From Aviemore, it was a straightforward run along part of the A95, before I turned off onto the B9153 and rode the remaining 3 miles to my destination for the night, the village of Carrbridge, named after its famous packhorse bridge, which still exists and indeed celebrated its 300th anniversary in 2017.
I passed my accommodation, the Cairn Hotel, a couple of times, before pulling into its main car park, which I instantly regretted, as the car park comprised a deep gravel base, which, as anyone who rides a motorbike will attest, makes riding extremely difficult. For a moment, I thought I might come unstuck and drop the bike for the first time ever, but in the event, I quickly regained control and was able somehow to turn the bike around and exit the main car park, pulling up instead at the front of the hotel while I checked in.
I had arrived at the decidedly decent time of 18:00 with 20% battery remaining, having travelled 84.3 miles since my stop near Crieff.

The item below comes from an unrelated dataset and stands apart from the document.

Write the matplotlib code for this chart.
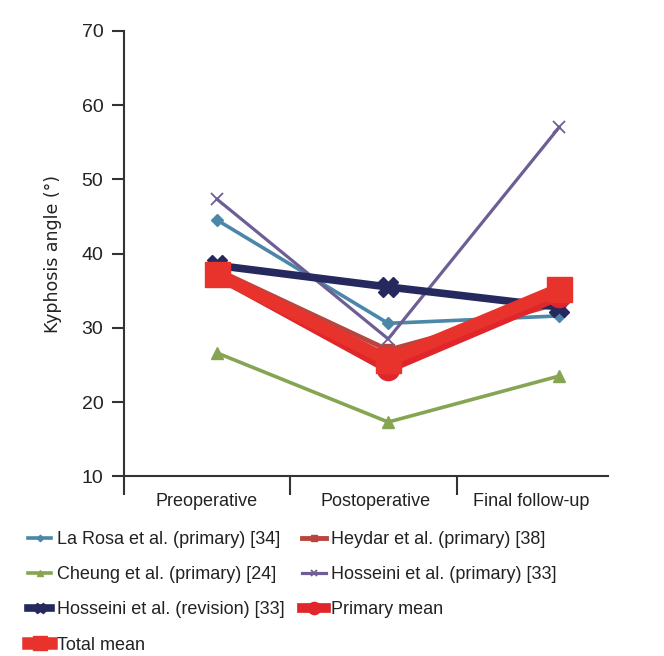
import matplotlib
matplotlib.use("Agg")
import matplotlib.pyplot as plt
from matplotlib import font_manager

# data
categories = ["Preoperative", "Postoperative", "Final follow-up"]
la_rosa = [44.5, 30.6, 31.6]
heydar = [37.8, 27.0, 33.3]
cheung = [26.6, 17.3, 23.5]
hosseini_primary = [47.3, 28.5, 57.0]
hosseini_revision = [38.4, 35.5, 32.8]
primary_mean = [37.1, 24.5, 34.3]
total_mean = [37.2, 25.6, 35.2]

names = ["Liberation Sans Narrow", "Liberation Sans", "DejaVu Sans"]
have = {f.name for f in font_manager.fontManager.ttflist}
narrow = [n for n in names if n in have] or ["DejaVu Sans"]
plt.rcParams['font.family'] = narrow

fig = plt.figure(figsize=(6.64, 6.56), dpi=100)
ax = fig.add_axes([0.187, 0.274, 0.729, 0.679])

x = [0, 1, 2]
h_larosa, = ax.plot(x, la_rosa, color="#4a87a9", lw=2.6, marker="D", ms=6,
                    label="La Rosa et al. (primary) [34]")
h_heydar, = ax.plot(x, heydar, color="#b8463e", lw=3.5, marker="s", ms=9,
                    label="Heydar et al. (primary) [38]")
h_cheung, = ax.plot(x, cheung, color="#86a552", lw=2.6, marker="^", ms=8,
                    label="Cheung et al. (primary) [24]")
h_hprim, = ax.plot(x, hosseini_primary, color="#6e5e95", lw=2.3, marker="x", ms=8,
                   mew=1.3, label="Hosseini et al. (primary) [33]")
h_hrev, = ax.plot(x, hosseini_revision, color="#25295e", lw=5.5, marker="X", ms=14,
                  label="Hosseini et al. (revision) [33]")
h_pmean, = ax.plot(x, primary_mean, color="#e0262b", lw=7, marker="o", ms=16,
                   label="Primary mean")
h_tmean, = ax.plot(x, total_mean, color="#e8322c", lw=9, marker="s", ms=18,
                   label="Total mean")

ax.set_ylim(10, 70)
ax.set_yticks(range(10, 71, 10))
ax.set_xlim(-0.544, 2.287)
ax.set_xticks([-0.544, 0.427, 1.404])
ax.set_xticklabels([])
ax.set_xticks([-0.064, 0.924, 1.836], minor=True)
ax.set_xticklabels(categories, minor=True)
ax.tick_params(axis="x", which="major", length=14, width=1.5, color="#333333")
ax.tick_params(axis="x", which="minor", length=0, pad=12, labelsize=13, labelcolor="#222222")
ax.tick_params(axis="y", length=9, width=1.5, color="#333333", labelsize=14,
               labelcolor="#222222", pad=6)

for side in ["top", "right"]:
    ax.spines[side].set_visible(False)
for side in ["left", "bottom"]:
    ax.spines[side].set_color("#333333")
    ax.spines[side].set_linewidth(1.5)

ax.set_ylabel("Kyphosis angle (°)", fontsize=12.5, family="DejaVu Sans",
              color="#222222", labelpad=14)

handles = [h_larosa, h_cheung, h_hrev, h_tmean, h_heydar, h_hprim, h_pmean]
fig.legend(handles=handles, labels=[h.get_label() for h in handles],
           loc="upper left", bbox_to_anchor=(0.042, 0.19), ncol=2, frameon=False,
           fontsize=13, handlelength=1.3, handletextpad=0.3, columnspacing=1.0,
           labelspacing=1.0, markerscale=0.55, labelcolor="#222222",
           borderaxespad=0, borderpad=0)

fig.savefig("out.png", dpi=100)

Outside the front, the proprietor/owner, Gareth Paschke, was busy cooking on a barbecue. He commented that he’d seen me pass and assumed by the lack of noise that it must be me. Locals were passing and it was obvious that this village was a genuinely close-knit community, as well as a tourism area, as greetings and conversations were exchanged between Gareth and several passing locals.
I was shown to my room and then settled in. It was clear the staff were busy, so we arranged to sort out charging the bike later. Gareth suggested I take it around the other side of the hotel and park next to his own car under the car port.
Having settled in, I ventured downstairs to the bar. The pub was already starting to get busy, so I ordered some food and decided to sit outside the front. I got chatting to a family who had travelled up from Lancashire and had apparently visited the Landmark forest adventure park, located at the edge of the village. Once more, my memory of that holiday from 1983 was triggered and it occurred to me that this was another place we had visited all those years ago.
I asked if the park had a tree-top trail you could walk through and they confirmed that this was the case and handed me a leaflet from the park. I had no recollection of where this place was, nor what it was called, but by pure chance, I had booked an overnight stay in the exact place it was located.
Another reminder of childhood, Scotland, and indeed the area of Yorkshire where I grew up was brought back to me as I suddenly felt the unmistakable sensation of midges around me. I hadn’t experienced the little pests for years and I have to say, I’d forgotten how irritating they can be. Finishing my meal as politely as I could, I retired to my room and transferred the day’s video from the camera to hard drive.
Just after 21:00, I headed downstairs and we sorted out power for the bike, I only had to use the single charge cable for the overnight charge again, but used one of the long extension cables to reach the kitchen window. Once plugged in, I could relax, so I headed back to my room, showered, and got a relatively early night.